2. Overwegingen
2.1. Het oordeel van de Voorzitter heeft een voorlopig karakter en is niet bindend in de bodemprocedure.
2.2. Het plangebied maakt deel uit van het kerngebied van de Zuidas en wordt in het noorden begrensd door de Mahlerlaan, in het oosten door de Beethovenstraat, in het zuiden door de De Boelelaan en in het westen door de Buitenveldertselaan.
Het plan voorziet globaal in 151.000 m² woonruimte, 45.000 m² kantoorruimte, 35.000 m² ruimte voor voorzieningen en in parkeerplaatsen met een gezamenlijke capaciteit van ongeveer 2300 parkeerplaatsen.
Bij het bestreden besluit heeft verweerder het plan goedgekeurd.
2.3. [verzoeker sub 1] richt zich tegen de plandelen met de bestemmingen "Woningen c.a." en "Stedelijke functies". Verzoeker stelt onder meer dat er ten onrechte vanuit wordt gegaan dat voldaan zal worden aan de normen met betrekking tot luchtkwaliteit. Hij betwijfelt de juistheid van het verrichte onderzoek en wijst daarbij op een onderzoek van Rijkswaterstaat Noord-Holland, waaruit blijkt dat de grenswaarde voor stikstofdioxide in 2020 tot op een afstand van vijftig meter vanaf de rand van de A10 zal worden overschreden.
2.4. De gemeenteraad heeft zich ter zitting op het standpunt gesteld dat het beroep voorzover dit ziet op de luchtkwaliteit, niet-ontvankelijk zou moeten worden verklaard omdat verzoeker dit aspect niet eerder in de procedure naar voren heeft gebracht.
Voorts heeft de gemeenteraad gesteld dat vanwege de grote afstand tot de A10 in het plangebied geen normen met betrekking tot luchtkwaliteit zullen worden overschreden.
2.5. Verweerder heeft geen reden gezien de plandelen in strijd met een goede ruimtelijke ordening of het recht te achten en heeft deze goedgekeurd. Wat betreft de luchtkwaliteit sluit hij zich aan bij het standpunt van de gemeenteraad.
2.6. De Voorzitter stelt voorop dat verzoekers in hun zienswijze en bedenkingen tegen de bovenvermelde plandelen ageren. De bezwaren inzake de luchtkwaliteit kunnen aan deze plandelen worden toegerekend en vinden hierin hun grondslag.

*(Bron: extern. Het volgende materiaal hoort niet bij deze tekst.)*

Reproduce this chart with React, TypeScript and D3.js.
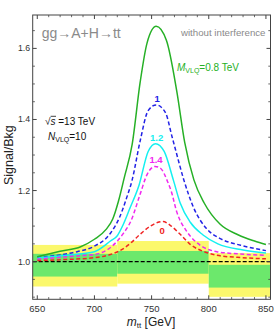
import React from "react";
import * as d3 from "d3";

// ---- data ----
const xMajorTicks = [650, 700, 750, 800, 850];
const yMajorTicks = [1.0, 1.2, 1.4, 1.6];

const binStart = [640, 720, 800];
const binEnd = [720, 800, 860];
const yellowLow = [0.93, 0.938, 0.901];
const yellowHigh = [1.047, 1.058, 1.024];
const greenLow = [0.958, 0.966, 0.927];
const greenHigh = [1.022, 1.03, 0.991];

const curveM08: [number, number][] = [
  [650, 1.014], [670, 1.029], [688, 1.042], [700, 1.063], [710, 1.09], [716, 1.12],
  [721, 1.17], [726, 1.235], [733, 1.33], [740, 1.505], [746, 1.615], [754, 1.662],
  [763, 1.622], [772, 1.48], [779, 1.335], [787, 1.23], [796, 1.165], [810, 1.105],
  [826, 1.075], [840, 1.058], [850, 1.048],
];
const curveM10: [number, number][] = [
  [650, 1.012], [670, 1.019], [685, 1.028], [699, 1.042], [714, 1.08], [722, 1.125],
  [728, 1.178], [733, 1.23], [740, 1.34], [747, 1.425], [754, 1.441], [762, 1.42],
  [768, 1.35], [771, 1.314], [778, 1.232], [787, 1.15], [798, 1.093], [810, 1.065],
  [828, 1.046], [850, 1.031],
];
const curveM12: [number, number][] = [
  [650, 1.01], [670, 1.016], [685, 1.021], [700, 1.028], [714, 1.058], [720, 1.073],
  [725, 1.103], [731, 1.15], [739, 1.215], [747, 1.31], [753.5, 1.332], [761, 1.31],
  [769, 1.23], [775, 1.165], [784, 1.11], [795, 1.075], [808, 1.05], [830, 1.033],
  [850, 1.024],
];
const curveM14: [number, number][] = [
  [650, 1.007], [670, 1.012], [685, 1.016], [700, 1.02], [716, 1.045], [725, 1.078],
  [732, 1.115], [740, 1.19], [746, 1.245], [753, 1.268], [758, 1.262], [764, 1.225],
  [767, 1.2], [772, 1.14], [781, 1.084], [793, 1.045], [807, 1.028], [825, 1.022],
  [850, 1.018],
];
const curveM0: [number, number][] = [
  [650, 1.003], [675, 1.006], [700, 1.011], [714, 1.02], [725, 1.036], [732, 1.053],
  [740, 1.077], [749, 1.1], [755, 1.11], [760, 1.113], [766, 1.103], [775, 1.077],
  [784, 1.048], [796, 1.028], [809, 1.017], [825, 1.012], [850, 1.008],
];

const seriesLabels = ["0.8", "1", "1.2", "1.4", "0"];

// ---- layout ----
const W = 274, H = 330;
const L = 32.7, R = 270.5, T = 15, B = 299.3;
const FONT = "'Liberation Sans', Arial, Helvetica, sans-serif";

export default function App() {
  const x = d3.scaleLinear().domain([646, 854]).range([L, R]);
  const y = d3.scaleLinear().domain([0.894, 1.694]).range([B, T]);
  const line = d3
    .line<[number, number]>()
    .x((d) => x(d[0]))
    .y((d) => y(d[1]))
    .curve(d3.curveMonotoneX);

  const xMinor = d3.range(650, 851, 10).filter((v) => v % 50 !== 0);
  const yMinor = d3.range(0.9, 1.69, 0.05).filter(
    (v) => !yMajorTicks.some((m) => Math.abs(m - v) < 1e-6)
  );

  const series = [
    { data: curveM10, color: "#2222e6", dash: "4,2.5", label: seriesLabels[1] },
    { data: curveM12, color: "#14f0f0", dash: null, label: seriesLabels[2] },
    { data: curveM14, color: "#f028f0", dash: "4,2.5", label: seriesLabels[3] },
    { data: curveM0, color: "#f02424", dash: "4,2.5", label: seriesLabels[4] },
    { data: curveM08, color: "#26b026", dash: null, label: seriesLabels[0] },
  ];

  const peak = (d: [number, number][]) => d.reduce((a, b) => (b[1] > a[1] ? b : a));
  const axisColor = "#444";

  return (
    <svg
      width={W}
      height={H}
      style={{ position: "absolute", left: 0, top: 0, background: "#fff" }}
      fontFamily={FONT}
    >
      <defs>
        <clipPath id="plot">
          <rect x={L} y={T} width={R - L} height={B - T} />
        </clipPath>
      </defs>
      <g clipPath="url(#plot)">
        {binStart.map((s, i) => (
          <g key={"b" + i}>
            <rect
              x={x(s)}
              width={x(binEnd[i]) - x(s)}
              y={y(yellowHigh[i])}
              height={y(yellowLow[i]) - y(yellowHigh[i])}
              fill="#fbf86c"
            />
            <rect
              x={x(s)}
              width={x(binEnd[i]) - x(s)}
              y={y(greenHigh[i])}
              height={y(greenLow[i]) - y(greenHigh[i])}
              fill="#6ce86c"
            />
          </g>
        ))}
        <line
          x1={L}
          x2={R}
          y1={y(1)}
          y2={y(1)}
          stroke="#000"
          strokeWidth={1.2}
          strokeDasharray="4,2"
        />
        {series.map((s, i) => (
          <path
            key={"c" + i}
            d={line(s.data) || ""}
            fill="none"
            stroke={s.color}
            strokeWidth={1.5}
            strokeDasharray={s.dash || undefined}
          />
        ))}
      </g>

      {/* frame */}
      <rect x={L} y={T} width={R - L} height={B - T} fill="none" stroke={axisColor} strokeWidth={1} />
      {xMajorTicks.map((v) => (
        <g key={"xt" + v}>
          <line x1={x(v)} x2={x(v)} y1={B} y2={B - 4} stroke={axisColor} />
          <line x1={x(v)} x2={x(v)} y1={T} y2={T + 4} stroke={axisColor} />
          <text x={x(v)} y={311.5} fontSize={9.5} textAnchor="middle" fill="#333">
            {v}
          </text>
        </g>
      ))}
      {xMinor.map((v) => (
        <g key={"xm" + v}>
          <line x1={x(v)} x2={x(v)} y1={B} y2={B - 2.2} stroke={axisColor} strokeWidth={0.8} />
          <line x1={x(v)} x2={x(v)} y1={T} y2={T + 2.2} stroke={axisColor} strokeWidth={0.8} />
        </g>
      ))}
      {yMajorTicks.map((v) => (
        <g key={"yt" + v}>
          <line x1={L} x2={L + 4} y1={y(v)} y2={y(v)} stroke={axisColor} />
          <line x1={R} x2={R - 4} y1={y(v)} y2={y(v)} stroke={axisColor} />
          <text x={L - 2.5} y={y(v) + 3} fontSize={8.8} textAnchor="end" fill="#333">
            {v.toFixed(1)}
          </text>
        </g>
      ))}
      {yMinor.map((v) => (
        <g key={"ym" + v.toFixed(2)}>
          <line x1={L} x2={L + 2.2} y1={y(v)} y2={y(v)} stroke={axisColor} strokeWidth={0.8} />
          <line x1={R} x2={R - 2.2} y1={y(v)} y2={y(v)} stroke={axisColor} strokeWidth={0.8} />
        </g>
      ))}

      {/* axis titles */}
      <text
        transform={`translate(12.5,${(T + B) / 2 - 2}) rotate(-90)`}
        fontSize={12.5}
        textAnchor="middle"
        fill="#222"
      >
        Signal/Bkg
      </text>
      <text x={151} y={325.5} fontSize={12} textAnchor="middle" fill="#222">
        <tspan fontStyle="italic">m</tspan>
        <tspan fontSize={8} dy={2.5}>tt</tspan>
        <tspan dy={-2.5}> [GeV]</tspan>
      </text>

      {/* annotations */}
      <text x={41.7} y={37.8} fontSize={14} fill="#8a8a8a">
        gg→A+H→tt
      </text>
      <text x={265.5} y={35.5} fontSize={9.7} textAnchor="end" fill="#8a8a8a">
        without interference
      </text>
      <text x={177} y={71} fontSize={10} fill="#26b026">
        <tspan fontStyle="italic">M</tspan>
        <tspan fontSize={7} dy={2}>VLQ</tspan>
        <tspan dy={-2}>=0.8 TeV</tspan>
      </text>
      <text x={45} y={125} fontSize={10} fill="#111">
        √<tspan fontStyle="italic">s</tspan> =13 TeV
      </text>
      <line x1={50.6} x2={56} y1={116.3} y2={116.3} stroke="#111" strokeWidth={0.8} />
      <text x={48} y={139.5} fontSize={10} fill="#111">
        <tspan fontStyle="italic">N</tspan>
        <tspan fontSize={7} dy={2}>VLQ</tspan>
        <tspan dy={-2}>=10</tspan>
      </text>

      {/* curve labels */}
      {series.slice(0, 4).map((s, i) => {
        const p = peak(s.data);
        const below = s.label === "0";
        return (
          <text
            key={"l" + i}
            x={x(p[0]) + (below ? -1 : 1)}
            y={below ? y(p[1]) + 13 : y(p[1]) - 3}
            fontSize={9.5}
            fontWeight="bold"
            textAnchor="middle"
            fill={s.color}
          >
            {s.label}
          </text>
        );
      })}
    </svg>
  );
}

Gelet hierop verwacht de Voorzitter niet dat de Afdeling in de bodemprocedure het beroep in zoverre niet-ontvankelijk zal verklaren.

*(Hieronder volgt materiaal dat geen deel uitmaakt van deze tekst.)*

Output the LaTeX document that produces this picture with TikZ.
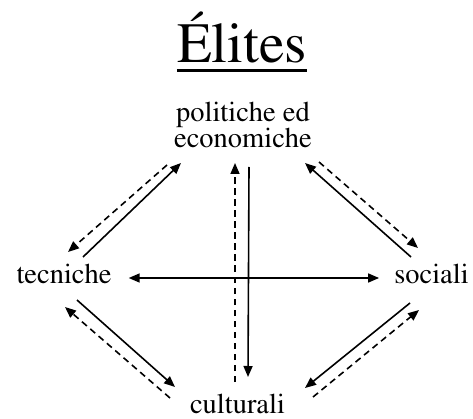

2.7. Ingevolge het Besluit luchtkwaliteit (Stb. 2001, 269), hierna te noemen: het Besluit) dienen bestuursorganen bij de uitoefening van bevoegdheden die gevolgen hebben voor de luchtkwaliteit, behoudens voor zover de betrokken wettelijke regeling zich daartegen verzet, de in het Besluit gestelde grenswaarden met betrekking tot zwaveldioxide, stikstofdioxide, stikstofoxiden, zwevende deeltjes (PM10), lood, koolmonoxide en benzeen in acht te nemen.

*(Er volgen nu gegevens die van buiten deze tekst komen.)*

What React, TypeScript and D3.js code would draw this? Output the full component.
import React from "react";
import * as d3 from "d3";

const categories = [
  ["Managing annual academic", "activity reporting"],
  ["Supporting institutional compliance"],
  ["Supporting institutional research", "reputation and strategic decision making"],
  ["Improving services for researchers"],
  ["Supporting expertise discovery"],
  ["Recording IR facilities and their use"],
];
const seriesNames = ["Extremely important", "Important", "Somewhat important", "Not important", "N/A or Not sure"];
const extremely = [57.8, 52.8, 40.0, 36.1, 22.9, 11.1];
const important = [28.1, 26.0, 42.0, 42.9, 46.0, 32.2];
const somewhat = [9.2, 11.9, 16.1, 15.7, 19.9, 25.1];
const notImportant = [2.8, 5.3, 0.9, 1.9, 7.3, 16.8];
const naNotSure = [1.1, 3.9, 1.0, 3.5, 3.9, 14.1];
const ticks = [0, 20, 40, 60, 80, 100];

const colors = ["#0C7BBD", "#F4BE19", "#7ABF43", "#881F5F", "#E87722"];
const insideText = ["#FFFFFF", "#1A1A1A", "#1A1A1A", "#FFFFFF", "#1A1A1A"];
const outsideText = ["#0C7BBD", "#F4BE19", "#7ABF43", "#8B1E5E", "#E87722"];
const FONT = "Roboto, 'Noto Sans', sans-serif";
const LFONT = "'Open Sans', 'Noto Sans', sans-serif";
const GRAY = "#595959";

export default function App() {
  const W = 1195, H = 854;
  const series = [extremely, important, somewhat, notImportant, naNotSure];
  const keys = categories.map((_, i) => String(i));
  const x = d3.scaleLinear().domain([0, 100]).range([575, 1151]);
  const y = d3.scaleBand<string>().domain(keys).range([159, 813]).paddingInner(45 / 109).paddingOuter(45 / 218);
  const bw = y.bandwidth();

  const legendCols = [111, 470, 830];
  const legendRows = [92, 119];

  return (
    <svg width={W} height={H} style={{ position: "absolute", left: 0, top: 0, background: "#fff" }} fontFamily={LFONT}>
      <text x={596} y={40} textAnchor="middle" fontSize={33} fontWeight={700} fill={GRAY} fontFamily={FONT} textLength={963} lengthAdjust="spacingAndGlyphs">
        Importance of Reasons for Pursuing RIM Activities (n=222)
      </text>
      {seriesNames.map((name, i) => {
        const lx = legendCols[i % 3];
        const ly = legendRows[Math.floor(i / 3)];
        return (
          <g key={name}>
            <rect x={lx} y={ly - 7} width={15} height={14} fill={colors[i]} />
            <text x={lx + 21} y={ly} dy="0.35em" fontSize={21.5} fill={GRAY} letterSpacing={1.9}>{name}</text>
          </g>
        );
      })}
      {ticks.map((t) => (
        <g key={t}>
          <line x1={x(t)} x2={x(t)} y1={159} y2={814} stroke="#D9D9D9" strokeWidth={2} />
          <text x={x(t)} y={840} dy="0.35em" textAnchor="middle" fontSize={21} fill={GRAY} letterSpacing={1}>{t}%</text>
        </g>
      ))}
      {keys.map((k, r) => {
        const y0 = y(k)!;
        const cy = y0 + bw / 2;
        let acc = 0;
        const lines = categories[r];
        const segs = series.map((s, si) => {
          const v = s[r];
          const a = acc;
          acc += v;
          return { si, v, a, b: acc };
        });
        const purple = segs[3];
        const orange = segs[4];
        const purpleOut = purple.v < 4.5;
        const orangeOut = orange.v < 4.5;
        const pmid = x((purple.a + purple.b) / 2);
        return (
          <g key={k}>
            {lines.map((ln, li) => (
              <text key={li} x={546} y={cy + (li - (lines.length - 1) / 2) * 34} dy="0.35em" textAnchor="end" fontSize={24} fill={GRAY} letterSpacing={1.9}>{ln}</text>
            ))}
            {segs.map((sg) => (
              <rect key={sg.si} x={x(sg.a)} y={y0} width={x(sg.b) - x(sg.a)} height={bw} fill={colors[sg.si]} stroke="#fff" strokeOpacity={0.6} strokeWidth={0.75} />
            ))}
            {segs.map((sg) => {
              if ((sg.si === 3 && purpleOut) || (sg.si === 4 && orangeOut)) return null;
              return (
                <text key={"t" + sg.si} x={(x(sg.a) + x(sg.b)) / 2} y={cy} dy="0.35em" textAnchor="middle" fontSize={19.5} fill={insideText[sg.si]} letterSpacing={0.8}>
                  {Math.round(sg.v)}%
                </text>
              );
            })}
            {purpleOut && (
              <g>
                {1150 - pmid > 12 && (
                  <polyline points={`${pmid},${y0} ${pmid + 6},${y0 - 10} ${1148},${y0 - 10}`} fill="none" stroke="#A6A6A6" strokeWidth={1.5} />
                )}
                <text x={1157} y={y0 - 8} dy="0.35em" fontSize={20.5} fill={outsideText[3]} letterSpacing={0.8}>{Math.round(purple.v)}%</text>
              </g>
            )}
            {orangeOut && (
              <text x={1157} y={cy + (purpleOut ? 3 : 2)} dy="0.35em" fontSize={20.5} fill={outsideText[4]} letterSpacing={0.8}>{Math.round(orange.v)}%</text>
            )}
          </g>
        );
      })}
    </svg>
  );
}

In het kader van de m.e.r.-beoordeling Zuidasgebied Amsterdam (overeenkomstig de partiële streekplanherziening ANZKG) is door Ingenieurs Bureau Amsterdam een onderzoek verricht naar de toekomstige luchtkwaliteit in de Zuidas, gedateerd 20 februari 2003.
Dit onderzoek, dat door verzoeker wordt bestreden, heeft bij de Voorzitter twijfel laten bestaan over de vraag of het plan in strijd is met het Besluit. De Voorzitter acht hiernaar, en naar hetgeen verzoeker overigens heeft gesteld, nader onderzoek door de Stichting Advisering Bestuursrechtspraak aangewezen.
Reeds hierom komt het verzoek voor inwilliging in aanmerking.
Gelet op de omvang van de plandelen met de bestemmingen "Woningen c.a." en "Stedelijke functies" en de samenhang hiervan met de overige plandelen ziet de Voorzitter aanleiding bij wijze van voorlopige voorziening het bestreden besluit geheel te schorsen.
2.8. Nu het besluit op grondslag van het verzoek van [verzoeker sub 1] geheel wordt geschorst komen de verzoeken van [verzoeker sub 2] en de besloten vennootschap met beperkte aansprakelijkheid "BP Nederland B.V." (hierna: BP) eveneens voor toewijzing in aanmerking.
2.9. Verweerder dient op na te melden wijze te worden veroordeeld in de proceskosten van [verzoeker sub 1] en BP. Ten aanzien van [verzoeker sub 2] is niet gebleken van proceskosten die voor vergoeding in aanmerking komen.